Alguna persona, aun con la mejor de las intenciones cristianas, se sorprenderá ante la sugestión de dar el 20 por ciento o más de sus entradas. El tema debe presentarse a los hermanos, en forma profundamente espiritual, y con mucho tacto. Debieran hacerse muy reales las promesas de Dios y su constante cuidado amante citando textos bíblicos que contengan promesas alentadoras para el dador consagrado y alegre, y relatando casos de personas que recibieron bendiciones a causa de su fidelidad.

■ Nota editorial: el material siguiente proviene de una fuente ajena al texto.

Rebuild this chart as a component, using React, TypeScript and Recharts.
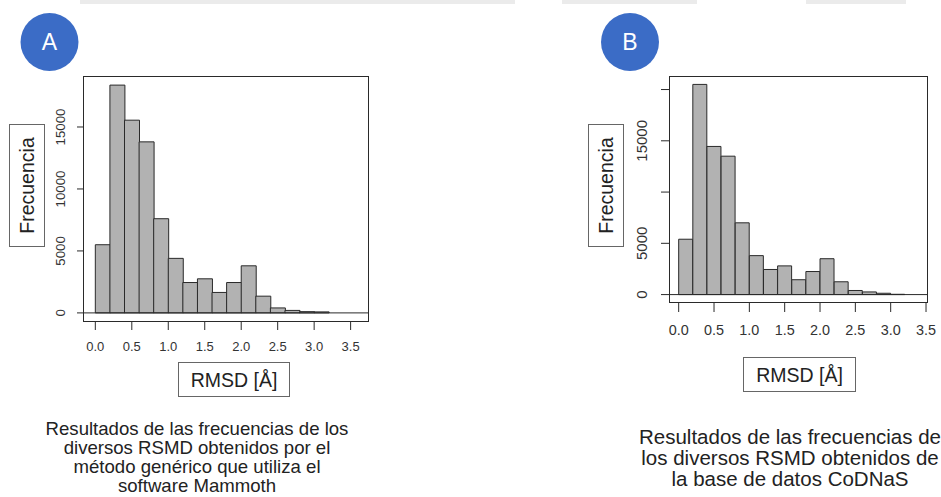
import React from 'react';
import { ComposedChart, Bar, XAxis, YAxis, ReferenceLine } from 'recharts';

// ---- Data ----
const binMidsA = [0.1, 0.3, 0.5, 0.7, 0.9, 1.1, 1.3, 1.5, 1.7, 1.9, 2.1, 2.3, 2.5, 2.7, 2.9, 3.1];
const freqA = [5500, 18380, 15550, 13800, 7600, 4400, 2450, 2750, 1650, 2450, 3800, 1350, 400, 200, 100, 80];

const binMidsB = [0.1, 0.3, 0.5, 0.7, 0.9, 1.1, 1.3, 1.5, 1.7, 1.9, 2.1, 2.3, 2.5, 2.7, 2.9, 3.1];
const freqB = [5400, 20500, 14450, 13500, 7000, 3800, 2450, 2800, 1450, 2250, 3500, 1250, 400, 260, 130, 30];

const xTicks = [0, 0.5, 1, 1.5, 2, 2.5, 3, 3.5];
const yTicksA = [0, 5000, 10000, 15000];
const yLabelsA = [0, 5000, 10000, 15000];
const yTicksB = [0, 5000, 10000, 15000, 20000];
const yLabelsB = [0, 5000, 15000];

const captionA = [
  'Resultados de las frecuencias de los',
  'diversos RSMD obtenidos por el',
  'método genérico que utiliza el',
  'software Mammoth',
];
const captionB = [
  'Resultados de las frecuencias de',
  'los diversos RSMD obtenidos de',
  'la base de datos CoDNaS',
];

const dataA = binMidsA.map((x, i) => ({ x, freq: freqA[i] }));
const dataB = binMidsB.map((x, i) => ({ x, freq: freqB[i] }));

const FONT = '"Liberation Sans", Arial, Helvetica, sans-serif';
const INK = '#2a2a2a';

const makeYTick = (offset: number, fontSize: number, shown: number[]) => (props: any) => {
  const { x, y, payload } = props;
  if (!shown.includes(payload.value)) return <g />;
  const cx = x - offset;
  return (
    <text
      x={cx}
      y={y}
      transform={`rotate(-90 ${cx} ${y})`}
      textAnchor="middle"
      dy="0.36em"
      fontSize={fontSize}
      fontFamily={FONT}
      fill="#333"
    >
      {payload.value}
    </text>
  );
};

type PanelProps = {
  data: { x: number; freq: number }[];
  left: number;
  width: number;
  margin: { top: number; right: number; bottom: number; left: number };
  yWidth: number;
  xDomain: [number, number];
  yDomain: [number, number];
  yTicks: number[];
  yLabels: number[];
  xFont: number;
  yFont: number;
  xTickSize: number;
  yTickSize: number;
  xTickMargin: number;
  yLabelOffset: number;
};

function Panel(p: PanelProps) {
  return (
    <div style={{ position: 'absolute', left: p.left, top: 0 }}>
      <ComposedChart width={p.width} height={497} data={p.data} margin={p.margin} barCategoryGap={0} barGap={0}>
        <XAxis
          dataKey="x"
          type="number"
          domain={p.xDomain}
          allowDataOverflow
          ticks={xTicks}
          interval={0}
          tickFormatter={(v: number) => v.toFixed(1)}
          axisLine={false}
          tickLine={{ stroke: INK }}
          tickSize={p.xTickSize}
          tickMargin={p.xTickMargin}
          height={40}
          tick={{ fontSize: p.xFont, fontFamily: FONT, fill: '#333' }}
        />
        <YAxis
          type="number"
          domain={p.yDomain}
          allowDataOverflow
          ticks={p.yTicks}
          interval={0}
          axisLine={false}
          tickLine={{ stroke: INK }}
          tickSize={p.yTickSize}
          tickMargin={0}
          width={p.yWidth}
          tick={makeYTick(p.yLabelOffset, p.yFont, p.yLabels)}
        />
        <ReferenceLine y={0} stroke={INK} strokeWidth={1} />
        <Bar dataKey="freq" fill="#b2b2b2" stroke={INK} strokeWidth={1} isAnimationActive={false} />
      </ComposedChart>
    </div>
  );
}

export default function App() {
  return (
    <div
      style={{
        position: 'absolute',
        left: 0,
        top: 0,
        width: 941,
        height: 497,
        background: '#ffffff',
        overflow: 'hidden',
        fontFamily: FONT,
      }}
    >
      <Panel
        data={dataA}
        left={0}
        width={470}
        margin={{ top: 76, right: 101, bottom: 135, left: 0 }}
        yWidth={83}
        xDomain={[-0.169, 3.752]}
        yDomain={[-735, 19115]}
        yTicks={yTicksA}
        yLabels={yLabelsA}
        xFont={13}
        yFont={13.3}
        xTickSize={8}
        yTickSize={6}
        xTickMargin={12}
        yLabelOffset={17}
      />
      <Panel
        data={dataB}
        left={560}
        width={381}
        margin={{ top: 76, right: 13, bottom: 154, left: 0 }}
        yWidth={109}
        xDomain={[-0.137, 3.528]}
        yDomain={[-820, 21320]}
        yTicks={yTicksB}
        yLabels={yLabelsB}
        xFont={14.4}
        yFont={15}
        xTickSize={9}
        yTickSize={8}
        xTickMargin={13}
        yLabelOffset={19}
      />
      <svg
        width={941}
        height={497}
        style={{ position: 'absolute', left: 0, top: 0, pointerEvents: 'none' }}
      >
        {/* faint strips at the top edge */}
        <rect x={80} y={0} width={435} height={4} fill="#ebebeb" />
        <rect x={562} y={0} width={135} height={4} fill="#ebebeb" />
        <rect x={806} y={0} width={100} height={4} fill="#ebebeb" />

        {/* plot boxes */}
        <rect x={83.5} y={76.5} width={285} height={245} fill="none" stroke={INK} strokeWidth={1} />
        <rect x={669.5} y={76.5} width={258} height={226} fill="none" stroke={INK} strokeWidth={1} />

        {/* panel markers */}
        <circle cx={49.5} cy={42} r={29} fill="#3b6cc6" />
        <text x={49.5} y={42} dy="0.36em" textAnchor="middle" fontSize={23} fontFamily={FONT} fill="#ffffff">A</text>
        <circle cx={630} cy={42} r={29} fill="#3b6cc6" />
        <text x={630} y={42} dy="0.36em" textAnchor="middle" fontSize={23} fontFamily={FONT} fill="#ffffff">B</text>

        {/* y axis titles */}
        <rect x={9.5} y={124.5} width={35} height={122} fill="#fff" stroke="#666" strokeWidth={1} />
        <text x={27} y={185.5} dy="0.36em" transform="rotate(-90 27 185.5)" textAnchor="middle" fontSize={19.5} fontFamily={FONT} fill="#222">Frecuencia</text>
        <rect x={588.5} y={124.5} width={35} height={122} fill="#fff" stroke="#666" strokeWidth={1} />
        <text x={606} y={185.5} dy="0.36em" transform="rotate(-90 606 185.5)" textAnchor="middle" fontSize={19.5} fontFamily={FONT} fill="#222">Frecuencia</text>

        {/* x axis titles */}
        <rect x={178.5} y={362.5} width={111} height={34} fill="#fff" stroke="#666" strokeWidth={1} />
        <text x={234} y={379.5} dy="0.36em" textAnchor="middle" fontSize={19.5} fontFamily={FONT} fill="#222">RMSD [Å]</text>
        <rect x={743.5} y={357.5} width={112} height={34} fill="#fff" stroke="#666" strokeWidth={1} />
        <text x={799.5} y={374.5} dy="0.36em" textAnchor="middle" fontSize={19.5} fontFamily={FONT} fill="#222">RMSD [Å]</text>

        {/* captions */}
        {captionA.map((line, i) => (
          <text key={'a' + i} x={197} y={428 + i * 19} dy="0.36em" textAnchor="middle" fontSize={18.6} fontFamily={FONT} fill="#222">
            {line}
          </text>
        ))}
        {captionB.map((line, i) => (
          <text key={'b' + i} x={790} y={437 + i * 21} dy="0.36em" textAnchor="middle" fontSize={20.5} fontFamily={FONT} fill="#222">
            {line}
          </text>
        ))}
      </svg>
    </div>
  );
}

Leemos que el Israel antiguo contribuía, para fines religiosos y de caridad con “la cuarta parte de su renta o entradas [el 25%], y que “unos pocos israelitas escrupulosos devolvían a Dios cerca de la tercera parte [el 33%] de todos sus ingresos”. Lejos de empobrecerlos, “la fiel observancia de estos reglamentos era uno de los requisitos que se les imponía para tener prosperidad”. [23] Dios retribuía con abundancia la fidelidad de su pueblo.

Los requerimientos de Dios no son menores hoy de lo que eran en la antigüedad. La revelación de la gracia de Dios, el esclarecimiento por el Espíritu Santo, la plenitud de la Palabra de Dios, son bendiciones que hoy recibimos por añadidura. Los numerosos recursos materiales y las comodidades de la vida actual no pueden compararse con los bienes que poseían los hijos de Israel. ¿Tenemos, entonces, razón para ser menos generosos, para estar menos dispuestos a sacrificarnos que ellos, especialmente cuando se hace la promesa: “Dad lo que podáis ahora… y Dios volverá a llenar vuestra mano”, y “cuanto más demos, tanto más recibiremos”? [24]

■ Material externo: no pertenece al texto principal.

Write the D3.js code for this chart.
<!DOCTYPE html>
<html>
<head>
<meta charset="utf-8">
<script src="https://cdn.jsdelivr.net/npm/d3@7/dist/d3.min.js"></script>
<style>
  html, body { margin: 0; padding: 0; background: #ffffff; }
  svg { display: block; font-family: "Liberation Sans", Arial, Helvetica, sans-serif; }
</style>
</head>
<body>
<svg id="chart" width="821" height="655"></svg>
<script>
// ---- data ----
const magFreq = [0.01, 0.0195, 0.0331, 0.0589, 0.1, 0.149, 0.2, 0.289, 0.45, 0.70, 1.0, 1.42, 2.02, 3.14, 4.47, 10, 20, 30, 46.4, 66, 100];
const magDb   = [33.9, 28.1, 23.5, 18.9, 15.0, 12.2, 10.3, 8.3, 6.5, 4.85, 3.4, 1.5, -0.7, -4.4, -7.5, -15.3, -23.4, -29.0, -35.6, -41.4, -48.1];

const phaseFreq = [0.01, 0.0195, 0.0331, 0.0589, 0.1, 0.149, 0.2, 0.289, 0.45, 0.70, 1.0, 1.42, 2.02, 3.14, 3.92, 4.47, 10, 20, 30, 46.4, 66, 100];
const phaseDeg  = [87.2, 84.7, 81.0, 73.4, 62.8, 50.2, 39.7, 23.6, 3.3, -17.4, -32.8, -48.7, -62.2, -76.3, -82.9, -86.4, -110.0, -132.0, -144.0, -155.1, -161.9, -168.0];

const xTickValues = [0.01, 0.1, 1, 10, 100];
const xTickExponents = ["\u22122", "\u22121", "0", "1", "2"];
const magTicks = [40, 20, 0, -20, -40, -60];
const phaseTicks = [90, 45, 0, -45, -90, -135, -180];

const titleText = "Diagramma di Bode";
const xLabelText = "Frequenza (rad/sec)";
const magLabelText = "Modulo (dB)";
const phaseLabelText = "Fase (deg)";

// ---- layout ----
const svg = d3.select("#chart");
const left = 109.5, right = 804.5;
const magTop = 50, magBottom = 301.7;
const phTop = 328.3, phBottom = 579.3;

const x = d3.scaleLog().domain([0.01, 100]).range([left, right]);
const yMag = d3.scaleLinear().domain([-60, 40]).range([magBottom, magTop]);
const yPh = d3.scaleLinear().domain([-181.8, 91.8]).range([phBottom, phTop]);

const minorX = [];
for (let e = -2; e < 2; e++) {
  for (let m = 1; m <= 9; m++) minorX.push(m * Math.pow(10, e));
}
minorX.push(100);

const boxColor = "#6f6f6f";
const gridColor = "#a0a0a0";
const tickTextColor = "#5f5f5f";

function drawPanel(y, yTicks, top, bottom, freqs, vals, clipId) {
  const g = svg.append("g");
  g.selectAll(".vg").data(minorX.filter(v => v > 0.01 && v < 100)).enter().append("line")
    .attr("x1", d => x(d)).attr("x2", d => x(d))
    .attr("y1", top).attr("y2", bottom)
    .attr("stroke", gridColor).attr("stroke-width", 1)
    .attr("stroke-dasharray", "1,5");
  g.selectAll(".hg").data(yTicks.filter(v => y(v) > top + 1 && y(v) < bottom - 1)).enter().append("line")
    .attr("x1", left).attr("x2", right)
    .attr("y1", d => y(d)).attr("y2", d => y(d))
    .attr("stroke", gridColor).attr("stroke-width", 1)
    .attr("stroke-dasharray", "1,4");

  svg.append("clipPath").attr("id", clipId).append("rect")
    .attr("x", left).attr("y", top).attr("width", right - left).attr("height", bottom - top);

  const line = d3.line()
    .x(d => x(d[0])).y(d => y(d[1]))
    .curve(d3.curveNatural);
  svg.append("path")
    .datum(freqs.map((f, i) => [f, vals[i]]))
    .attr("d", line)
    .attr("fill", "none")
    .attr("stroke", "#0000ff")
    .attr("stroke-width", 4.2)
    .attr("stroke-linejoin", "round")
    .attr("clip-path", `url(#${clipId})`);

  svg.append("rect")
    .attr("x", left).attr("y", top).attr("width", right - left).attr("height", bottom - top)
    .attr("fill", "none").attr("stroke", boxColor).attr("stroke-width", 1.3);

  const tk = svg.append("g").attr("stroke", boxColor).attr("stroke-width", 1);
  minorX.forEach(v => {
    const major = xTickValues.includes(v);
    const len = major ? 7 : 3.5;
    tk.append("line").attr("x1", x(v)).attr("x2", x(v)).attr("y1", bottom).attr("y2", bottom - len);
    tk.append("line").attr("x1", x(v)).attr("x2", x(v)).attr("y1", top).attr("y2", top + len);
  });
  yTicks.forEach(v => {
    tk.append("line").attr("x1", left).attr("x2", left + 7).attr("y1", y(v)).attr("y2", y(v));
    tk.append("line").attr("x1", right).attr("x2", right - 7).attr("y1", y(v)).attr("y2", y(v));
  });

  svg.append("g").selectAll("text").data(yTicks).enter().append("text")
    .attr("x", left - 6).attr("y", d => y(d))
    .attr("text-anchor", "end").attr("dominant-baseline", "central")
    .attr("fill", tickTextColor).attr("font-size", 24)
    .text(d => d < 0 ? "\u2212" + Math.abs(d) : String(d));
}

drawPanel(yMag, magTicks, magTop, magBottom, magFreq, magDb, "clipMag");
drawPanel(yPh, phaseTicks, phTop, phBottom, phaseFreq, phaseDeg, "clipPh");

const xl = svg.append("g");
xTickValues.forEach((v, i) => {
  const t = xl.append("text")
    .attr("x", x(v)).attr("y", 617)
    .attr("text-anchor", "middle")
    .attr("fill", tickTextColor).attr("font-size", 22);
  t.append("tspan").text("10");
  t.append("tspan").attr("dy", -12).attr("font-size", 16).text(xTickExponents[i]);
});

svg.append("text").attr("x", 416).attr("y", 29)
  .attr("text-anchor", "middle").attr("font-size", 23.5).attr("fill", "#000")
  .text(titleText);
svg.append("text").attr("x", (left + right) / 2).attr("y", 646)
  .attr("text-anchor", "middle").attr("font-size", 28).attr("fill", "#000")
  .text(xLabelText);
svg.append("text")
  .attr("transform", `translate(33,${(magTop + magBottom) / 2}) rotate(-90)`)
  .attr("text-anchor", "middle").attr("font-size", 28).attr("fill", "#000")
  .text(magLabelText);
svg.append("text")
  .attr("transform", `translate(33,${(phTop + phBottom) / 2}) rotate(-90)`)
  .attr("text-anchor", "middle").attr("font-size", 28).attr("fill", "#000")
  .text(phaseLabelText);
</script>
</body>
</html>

Sobre el autor: Pastor de la Asociación Sur de California.


Referencias

[1] Juan 3:16; Efe. 5:2.

[2] El Deseado, pág. 16.

[3] Mat. 10:8.

[4] 1 Cor. 6:19, 20.

[5] Hech. 17:25-28; Deut. 8:17, 18.

[6] 1 Crón. 29:14.

[7] Testimonies, tomo 9, pág. 50.

[8] Counsels on Stewardship, pág. 80.

[9] Id., pág. 65.

[10] Luc. 9:23; Mat. 20:26.

[11] Testimonies, tomo 4, pág. 475.

[12] Luc. 12:15. 1 Tim. 6:10.

[13] Testimonies, tomo 3, pág. 548.

[14] Id., tomo 9, págs. 254, 255.

[15] Id., tomo 3, pág. 511.

[16] Id., tomo 3, pag. 391

[17] Counsels on Stewardship, pág. 30.

[18] Testimonies, tomo 9, pág. 255.

[19] Counsels on Stewardship, pág. 23.

[20] Testimonies, tomo 4, págs. 472, 473.

[21] Id., tomo 3, págs. 395, 404.

[22] Id., tomo 9, pág. 58.

[23] Patriarcas y Profetas, pág. 566; Testimonies, tomo 4, pág. 467.

[24] Counsels on Stewardship, págs. 50, 90.